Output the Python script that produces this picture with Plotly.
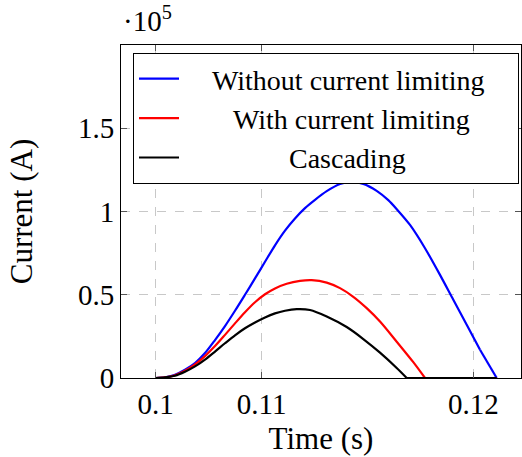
import plotly.graph_objects as go

# Time axis values (s) and currents (x1e5 A)
t_blue = [0.1, 0.100439, 0.100911, 0.101383, 0.101856, 0.102328, 0.1028, 0.103272,
          0.103744, 0.104216, 0.104688, 0.105161, 0.105633, 0.106105, 0.106577,
          0.107049, 0.107521, 0.108074, 0.108702, 0.109254, 0.109802, 0.110434,
          0.110982, 0.111379, 0.112007, 0.112715, 0.113423, 0.114051, 0.114684,
          0.115312, 0.1161]
i_blue = [0.0, 0.0036, 0.0198, 0.0498, 0.0899, 0.1499, 0.2280, 0.3120,
          0.4040, 0.5000, 0.5980, 0.6980, 0.7970, 0.8850, 0.9580,
          1.0200, 1.0700, 1.1220, 1.1650, 1.1780, 1.1660, 1.1240,
          1.0680, 1.0140, 0.9191, 0.7794, 0.6193, 0.4694, 0.3195,
          0.1697, 0.0]

t_red = [0.1, 0.100439, 0.100911, 0.101383, 0.101856, 0.102328, 0.1028, 0.103272,
         0.103744, 0.104216, 0.104688, 0.105161, 0.105633, 0.106185, 0.106813,
         0.107365, 0.108074, 0.108702, 0.10933, 0.109962, 0.11059, 0.111379,
         0.112162, 0.112715, 0.1161]
i_red = [0.0, 0.0036, 0.0166, 0.0436, 0.0816, 0.1316, 0.1916, 0.2590,
         0.3280, 0.3950, 0.4550, 0.5030, 0.5380, 0.5660, 0.5835,
         0.5880, 0.5731, 0.5398, 0.4877, 0.4195, 0.3391, 0.2180,
         0.0950, 0.0, 0.0]

t_black = [0.1, 0.100439, 0.100911, 0.101383, 0.101856, 0.102328, 0.1028, 0.103272,
           0.103744, 0.104216, 0.104688, 0.105161, 0.105633, 0.106105, 0.106657,
           0.107285, 0.108074, 0.109018, 0.109802, 0.11059, 0.111379, 0.111851, 0.1161]
i_black = [0.0, 0.0036, 0.0136, 0.0376, 0.0696, 0.1106, 0.1586, 0.2086,
           0.2566, 0.2986, 0.3336, 0.3640, 0.3880, 0.4040, 0.4137,
           0.4085, 0.3693, 0.3060, 0.2340, 0.1520, 0.0600, 0.0, 0.0]

scale = 1e5
series_names = ["Without current limiting", "With current limiting", "Cascading"]
series_colors = ["#0000ff", "#ff0000", "#000000"]

x_tickvals = [0.1, 0.105, 0.115]
x_ticktext = ["0.1", "0.11", "0.12"]
y_tickvals = [0, 0.5e5, 1e5, 1.5e5]
y_ticktext = ["0", "0.5", "1", "1.5"]

FONT = "Liberation Serif, Times New Roman, Times, DejaVu Serif, serif"
NB = "\u00a0"
lead_pad = [4, 7, 15]
trail_pad = [4, 0, 0]

fig = go.Figure()
for t, i, name, col, lp, tp in zip([t_blue, t_red, t_black], [i_blue, i_red, i_black],
                                   series_names, series_colors, lead_pad, trail_pad):
    y = [v * scale for v in i]
    # smooth pulse up to the zero crossing (spline)
    fig.add_trace(go.Scatter(
        x=t[:-1], y=y[:-1], mode="lines", name=NB * lp + name + NB * tp,
        line=dict(color=col, width=2.2, shape="spline", smoothing=0.8),
    ))
for t, i, name, col in zip([t_blue, t_red, t_black], [i_blue, i_red, i_black],
                           series_names, series_colors):
    y = [v * scale for v in i]
    # flat zero tail after the crossing
    fig.add_trace(go.Scatter(
        x=t[-2:], y=y[-2:], mode="lines", showlegend=False,
        line=dict(color=col, width=2.2), hoverinfo="skip",
    ))

axis_common = dict(
    showline=True, linecolor="#000000", linewidth=1, mirror="ticks",
    ticks="inside", ticklen=6, tickcolor="#555555", tickwidth=1,
    showgrid=True, gridcolor="#c8c8c8", griddash="dash", gridwidth=1,
    zeroline=False, tickfont=dict(family=FONT, size=29, color="#000000"),
)

fig.update_xaxes(range=[0.098362, 0.117247], tickvals=x_tickvals, ticktext=x_ticktext,
                 title=dict(text="Time (s)", font=dict(family=FONT, size=31, color="#000000"),
                            standoff=8),
                 **axis_common)
fig.update_yaxes(range=[0, 2e5], tickvals=y_tickvals, ticktext=y_ticktext,
                 title=dict(text="Current (A)", font=dict(family=FONT, size=31, color="#000000"),
                            standoff=36),
                 **axis_common)

fig.add_annotation(x=0.0, y=1.0, xref="paper", yref="paper", xanchor="left", yanchor="bottom",
                   yshift=6, showarrow=False,
                   text="·10<sup>5</sup>", font=dict(family=FONT, size=29, color="#000000"))

fig.update_layout(
    width=522, height=457,
    margin=dict(l=121, r=1, t=45, b=79, autoexpand=False),
    paper_bgcolor="white", plot_bgcolor="white",
    font=dict(family=FONT, color="#000000"),
    showlegend=True,
    legend=dict(x=0.03, y=0.976, xanchor="left", yanchor="top",
                bgcolor="white", bordercolor="#000000", borderwidth=1,
                font=dict(family=FONT, size=28, color="#000000"),
                itemwidth=40, tracegroupgap=0),
)

fig.write_html("out.html")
# # # # #
**TASK INSTRUCTIONS**. Repeat only the lines from the beginning of the material through the line containing "import plotly.graph_objects as go", both ends kept, leaving pictures out.

**FINISHED ANSWER**.
Output the Python script that produces this picture with Plotly.
import plotly.graph_objects as go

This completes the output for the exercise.